In a large mixing bowl or stand mixer, cream together butter, brown sugar, and granulated sugar until light and fluffy. About 3 to 4 minutes. Scraping bowl as needed. Add in eggs on at the time, mixing each until incorporated. Stir in vanilla and almond extracts. Mix in pecan butter.
Stir in flour, baking soda, and baking powder. Then add in ground pecans and mix until just combined, not over mixed.
Chill dough for at least 1 hour in the refrigerator.
Preheat oven to 350°. Line a baking sheet with parchment paper or a silcone baking mat.
Plan 3 tablespoons of sugar in a small bowl. Once the dough is well chilled, use a small cookie scoop to scoop up cookie dough. Roll in sugar to coat, then place on cookie sheet.
Bake for 7 to 10 minutes or until the edges become a light golden color. If you have a convection setting I love the results on convection. Do not overbake. Let cookies rest on baking sheet for 5 minutes and then remove to a wire cooling rack
Notes
Want more intense flavor toast pecans before adding them to the recipe.

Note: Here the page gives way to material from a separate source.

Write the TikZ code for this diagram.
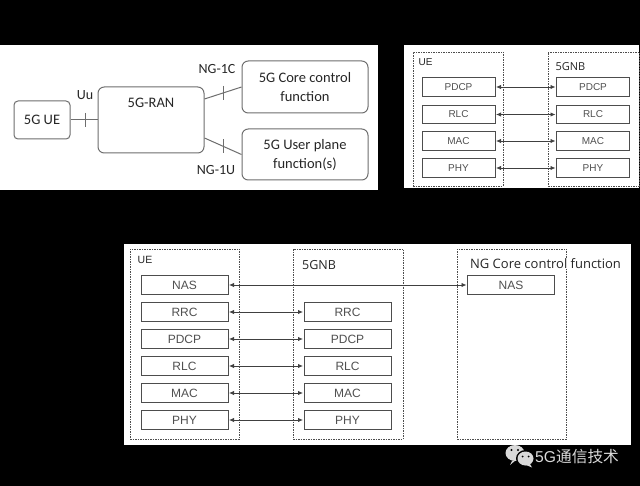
\documentclass[tikz,border=0pt]{standalone}
\usepackage{fontspec}
\setmainfont{Liberation Sans}
\newfontfamily\carlitofont{Carlito}
\newfontfamily\opensansfont{Open Sans}
\newfontfamily\cjkfont{Noto Sans CJK SC}
\usetikzlibrary{arrows.meta,positioning,calc}
\definecolor{Edge}{HTML}{6E6E6E}
\definecolor{Frame}{HTML}{4D4D4D}
\definecolor{Ink}{HTML}{505050}
\definecolor{Mark}{HTML}{D9D9D9}
\tikzset{
panelbox/.style={fill=white, draw=none, inner sep=0pt, outer sep=0pt},
netbox/.style={draw=Edge, line width=1pt, rounded corners=2.2mm, fill=white, align=center, inner sep=0pt, font=\carlitofont\fontsize{14.5}{19}\selectfont, text=black!85},
netlabel/.style={font=\carlitofont\fontsize{14}{16}\selectfont, text=black!85, inner sep=0pt},
netline/.style={draw=Edge, line width=1pt},
layerframe/.style={draw=Frame, dash pattern=on 1.5pt off 1pt, line width=0.9pt, fill=white, inner sep=0pt, outer sep=0pt},
smalllayer/.style={draw=Frame, line width=1pt, fill=white, minimum width=73pt, minimum height=18.5pt, inner sep=0pt, outer sep=1pt, font=\fontsize{10}{12}\selectfont, text=Ink},
biglayer/.style={draw=Frame, line width=1pt, fill=white, minimum width=87pt, minimum height=18.5pt, inner sep=0pt, outer sep=1pt, font=\fontsize{12}{14}\selectfont, text=Ink},
layerarrow/.style={{Latex[length=5pt,width=4.4pt]}-{Latex[length=5pt,width=4.4pt]}, draw=black!75, line width=0.8pt},
framelabel/.style={inner sep=0pt, text=black!85}
}
\begin{document}
\begin{tikzpicture}[x=1pt, y=-1pt]
  \useasboundingbox[fill=black] (0,0) rectangle (640,486);
  % network panel
  \node[panelbox, minimum width=378pt, minimum height=145pt] (netpanel) at (189,117.5) {};
  \node[netbox, minimum width=56pt, minimum height=38pt, rounded corners=1.4mm] (ue) at (42,120) {5G UE};
  \node[netbox, minimum width=106pt, minimum height=66pt] (ran) at (151,120) {};
  \node[netlabel, font=\carlitofont\fontsize{14.5}{16}\selectfont] (rantext) at (151,103) {5G-RAN};
  \node[netbox, minimum width=126pt, minimum height=52pt] (core) at (305,87) {5G Core control\\function};
  \node[netbox, minimum width=126pt, minimum height=51pt] (user) at (305,154.5) {5G User plane\\function(s)};
  \draw[netline] (ue) -- coordinate[pos=0.57] (uutick) (ran);
  \draw[netline] ([yshift=21pt]ran.east) -- coordinate[pos=0.5] (ctick) (core.west);
  \draw[netline] ([yshift=-18pt]ran.east) -- coordinate[pos=0.5] (utick) (user.west);
  \draw[netline] (uutick) ++(0,-7) -- ++(0,14);
  \draw[netline] (ctick) ++(0,-7) -- ++(0,14);
  \draw[netline] (utick) ++(0,-7) -- ++(0,14);
  \node[netlabel] (uulabel) at (85,95.5) {Uu};
  \node[netlabel] (ngc) at (217,69) {NG-1C};
  \node[netlabel] (ngu) at (216,170) {NG-1U};
  % small protocol panel
  \node[panelbox, minimum width=235pt, minimum height=143pt] (smallpanel) at (521.5,116.5) {};
  \node[layerframe, minimum width=90pt, minimum height=134pt] (smallue) at (458,119) {};
  \node[layerframe, minimum width=91pt, minimum height=134pt] (smallgnb) at (593.5,119) {};
  \node[framelabel, font=\fontsize{10}{12}\selectfont] (smalluetext) at (425.5,62.5) {UE};
  \node[framelabel, font=\opensansfont\fontsize{11}{12}\selectfont] (smallgnbtext) at (570.5,67) {5GNB};
  \node[smalllayer] (pdcpa) at (458.5,87) {PDCP};
  \node[smalllayer] (rlca) at (458.5,114.5) {RLC};
  \node[smalllayer] (maca) at (458.5,141) {MAC};
  \node[smalllayer] (phya) at (458.5,168) {PHY};
  \node[smalllayer] (pdcpb) at (593,87) {PDCP};
  \node[smalllayer] (rlcb) at (593,114.5) {RLC};
  \node[smalllayer] (macb) at (593,141) {MAC};
  \node[smalllayer] (phyb) at (593,168) {PHY};
  \draw[layerarrow] (pdcpa) -- (pdcpb);
  \draw[layerarrow] (rlca) -- (rlcb);
  \draw[layerarrow] (maca) -- (macb);
  \draw[layerarrow] (phya) -- (phyb);
  % big protocol panel
  \node[panelbox, minimum width=507pt, minimum height=201pt] (bigpanel) at (377.5,344.5) {};
  \node[layerframe, minimum width=109pt, minimum height=190pt] (bigue) at (184.5,344) {};
  \node[layerframe, minimum width=110pt, minimum height=190pt] (biggnb) at (348,344) {};
  \node[layerframe, minimum width=109pt, minimum height=190pt] (bigcore) at (511.5,344) {};
  \node[framelabel, font=\fontsize{10.5}{12}\selectfont] (biguetext) at (145,260) {UE};
  \node[framelabel, font=\opensansfont\fontsize{12.5}{14}\selectfont] (biggnbtext) at (319,265) {5GNB};
  \node[framelabel, font=\opensansfont\fontsize{13}{15}\selectfont, fill=white, inner xsep=1pt] (bigcoretext) at (545.5,263.5) {NG Core control function};
  \node[biglayer] (nasa) at (184.5,285) {NAS};
  \node[biglayer] (rrca) at (184.5,312) {RRC};
  \node[biglayer] (pdcpc) at (184.5,339) {PDCP};
  \node[biglayer] (rlcc) at (184.5,366) {RLC};
  \node[biglayer] (macc) at (184.5,393) {MAC};
  \node[biglayer] (phyc) at (184.5,420) {PHY};
  \node[biglayer] (rrcb) at (347.5,312) {RRC};
  \node[biglayer] (pdcpd) at (347.5,339) {PDCP};
  \node[biglayer] (rlcd) at (347.5,366) {RLC};
  \node[biglayer] (macd) at (347.5,393) {MAC};
  \node[biglayer] (phyd) at (347.5,420) {PHY};
  \node[biglayer] (nasb) at (511,285) {NAS};
  \draw[layerarrow] (nasa) -- (nasb);
  \draw[layerarrow] (rrca) -- (rrcb);
  \draw[layerarrow] (pdcpc) -- (pdcpd);
  \draw[layerarrow] (rlcc) -- (rlcd);
  \draw[layerarrow] (macc) -- (macd);
  \draw[layerarrow] (phyc) -- (phyd);
  % watermark
  \fill[Mark] (515,453) ellipse (9.5pt and 8pt);
  \fill[Mark] (512,461) -- (510,465) -- (516,460) -- cycle;
  \fill[black] (525.5,458.5) ellipse (9.5pt and 8.5pt);
  \fill[Mark] (525.5,458.5) ellipse (8pt and 7pt);
  \fill[Mark] (530,464) -- (532,467.5) -- (526,465) -- cycle;
  \fill[black] (511.5,450) circle (1.1pt) (518,450) circle (1.1pt) (522.5,456.5) circle (1pt) (528.5,456.5) circle (1pt);
  \node[font=\fontsize{15.7}{17}\selectfont, text=Mark, inner sep=0pt, anchor=west] (marktext) at (535,457) {5G{\cjkfont 通信技术}};
\end{tikzpicture}
\end{document}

Make sure the dough is well chilled. It is so important to get a nice chewy center. It also doesn't allow the cookie to be too flat!
Don't overbake them! When the cookies come out of the oven they should be a light golden brown, still soft in the middle. Let them cool on the baking sheet for 5 minutes, they will finish baking as they cool. This will keep your cookies soft and chewy. If you wait until the center is firm, the result will be an over-baked hard cookie.